On a broad level, the main differences between a lease and a loan are ownership and term length. A lease is like a rental agreement on a set term while a loan is when you borrow the money to purchase your equipment. At a closer glance, lease and loan programs generally differ in pricing and flexibility.

Leases:

Leases are often the cheaper and more flexible option over loans in the short term. They generally have lower monthly payments than a loan and operating leases will give you a few options once the lease is up: renew the lease, terminate the lease, or purchase it outright-either at its current market value or a small buyout price depending on your type of lease. 

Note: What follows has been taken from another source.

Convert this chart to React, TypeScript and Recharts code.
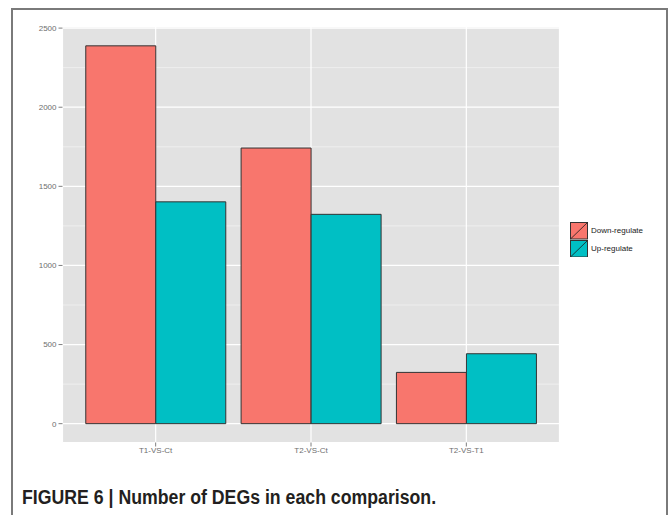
import React from 'react';
import { BarChart, Bar, XAxis, YAxis, CartesianGrid, Legend } from 'recharts';

const categories = ['T1-VS-Ct', 'T2-VS-Ct', 'T2-VS-T1'];
const downRegulate = [2388, 1742, 324];
const upRegulate = [1402, 1323, 442];
const seriesNames = ['Down-regulate', 'Up-regulate'];
const seriesColors = ['#F8766D', '#00BFC4'];
const majorTicks = [0, 500, 1000, 1500, 2000, 2500];
const minorTicks = [250, 750, 1250, 1750, 2250];
const yDomain = [-119, 2507];
const caption = 'FIGURE 6 | Number of DEGs in each comparison.';

const data = categories.map((c, i) => ({ name: c, down: downRegulate[i], up: upRegulate[i] }));

const FONT = '"Liberation Sans", Arial, Helvetica, sans-serif';

const renderLegend = (props: any) => {
  const payload = props.payload || [];
  return (
    <div style={{ fontFamily: FONT }}>
      {payload.map((p: any, i: number) => (
        <div key={i} style={{ display: 'flex', alignItems: 'center', height: 17.5 }}>
          <svg width={18} height={17.5} style={{ display: 'block' }}>
            <rect x={0.5} y={0.5} width={17} height={16.5} fill={p.color} stroke="#333333" strokeWidth={1} />
            <line x1={0.5} y1={17} x2={17.5} y2={0.5} stroke="#1a1a1a" strokeWidth={0.8} />
          </svg>
          <span style={{ fontSize: 8, color: '#1a1a1a', marginLeft: 3 }}>{p.value}</span>
        </div>
      ))}
    </div>
  );
};

export default function App() {
  return (
    <div style={{ position: 'absolute', left: 0, top: 0, width: 670, height: 515, overflow: 'hidden', background: '#fff' }}>
      <div
        style={{
          position: 'absolute',
          left: 11,
          top: 8,
          width: 653,
          height: 530,
          border: '2px solid #7a7a7a',
        }}
      />
      <div style={{ position: 'absolute', left: 0, top: 0 }}>
        <BarChart
          width={670}
          height={515}
          data={data}
          margin={{ top: 27, right: 110.5, bottom: 42.5, left: 0 }}
          barGap={0}
          barCategoryGap="5%"
        >
          <CartesianGrid
            yAxisId="major"
            vertical={false}
            horizontal={true}
            horizontalValues={minorTicks}
            fill="#E2E2E2"
            stroke="#F3F3F3"
            strokeWidth={0.8}
          />
          <CartesianGrid yAxisId="major" vertical={true} horizontal={true} stroke="#FFFFFF" strokeWidth={1.2} fill="none" />
          <XAxis
            dataKey="name"
            axisLine={false}
            tickLine={{ stroke: '#7f7f7f' }}
            tickSize={4}
            tickMargin={1}
            height={30}
            padding={{ left: 15.5, right: 15.5 }}
            tick={{ fill: '#6e6e6e', fontSize: 8, fontFamily: FONT }}
            interval={0}
          />
          <YAxis
            yAxisId="major"
            type="number"
            domain={yDomain}
            ticks={majorTicks}
            axisLine={false}
            tickLine={{ stroke: '#7f7f7f' }}
            tickSize={4}
            tickMargin={2}
            width={62.5}
            tick={{ fill: '#6e6e6e', fontSize: 8, fontFamily: FONT }}
            interval={0}
          />
          <Legend
            layout="vertical"
            align="center"
            verticalAlign="middle"
            content={renderLegend}
            wrapperStyle={{ left: 570, top: 222, width: 100 }}
          />
          <Bar
            yAxisId="major"
            dataKey="down"
            name={seriesNames[0]}
            fill={seriesColors[0]}
            stroke="#333333"
            strokeWidth={1}
            isAnimationActive={false}
          />
          <Bar
            yAxisId="major"
            dataKey="up"
            name={seriesNames[1]}
            fill={seriesColors[1]}
            stroke="#333333"
            strokeWidth={1}
            isAnimationActive={false}
          />
        </BarChart>
      </div>
      <div
        style={{
          position: 'absolute',
          left: 22,
          top: 486,
          fontFamily: FONT,
          fontWeight: 'bold',
          fontSize: 20,
          color: '#231F20',
          whiteSpace: 'nowrap',
          transform: 'scaleX(0.885)',
          transformOrigin: 'left top',
        }}
      >
        {caption}
      </div>
    </div>
  );
}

These factors make leases especially useful for businesses that regularly upgrade equipment or rapidly expand and require the flexibility that leases provide.

Financing:

An equipment financing trades the flexibility and lower monthly payments of a lease in the short term with reliability and cost efficiency in the long term. When you sign on to an equipment loan, you’re borrowing capital from a lender and paying it off over time (typically from 36 – 84 months. Most equipment loans won’t be able to match the short-term benefits and pricing of a lease, but they make up for it with long-term tax advantages and reliability.

Overall, equipment loans are best for businesses who want to make a long-term investment in their equipment.

Lenders:

Just as equipment financing is ubiquitous, so are its providers. There are hundreds of equipment financing lenders across the country with their own pros and cons. Comparing interest rates and terms takes time as most equipment lenders look at factors such as your credit history or time in business before offering you any programs. Skipping on the research, however, can become extremely costly. Luckily, you can categorize lenders to help simplify your search.

Banks:

Banks are one of the first and only choices for many of those seeking equipment financing – and for good reasons. They’re reliable, secure, and often have competitive rates. But that’s not to say that banks are without their own drawbacks.

For starters, banks usually have much tighter underwriting requirements in terms of credit scores, time in business, and projected revenue. This can often bar startups or businesses with challenged credit from getting financing. Banks are also less likely to touch used equipment or out of the box deals like private party sales.

In-house:

An in-house financing program is exactly what it sounds like. Instead of going through a third-party lender, you borrow capital and make payments to the manufacturer or dealership. In-house programs boast competitive rates and convenience thanks to their short application process.

However, in-house financing usually suffers the same issues that banks do when it comes to their lack of flexibility for new businesses, those with challenged credit, and those selling used equipment making it difficult for less established businesses to qualify.

Commercial Lenders:

Commercial lenders get capital from outside sources such as banks and equity firms to fund their loans or leases. As a result, commercial lenders are more likely to have less competitive rates than in-house lenders and banks in order to make a profit.

What commercial lenders lack in rates, they make up with convenient applications, looser underwriting requirements, speed, and flexible programs. Businesses will often stick with commercial lenders if they sell depreciable equipment or deal with a lot of customers with less rigid credit situations.

Brokers:

Equipment financing brokers are unique in the financing industry because they don’t offer their own programs. Instead, brokers work with multiple lenders to find a program for each applicant. Because they work with multiple lenders, you’ll often get the most flexibility from them in exchange for less competitive rates.

Brokers use their expertise to do the shopping for you, turning a process that could take weeks into a few days.

Getting Started:

Getting started on equipment financing or leasing is a lot like shopping for a car or home: all you need to know is what to look for and everything else should fall in place. Now that you know what options are available to you, it’s time to start looking for potential lenders that best fit your business needs.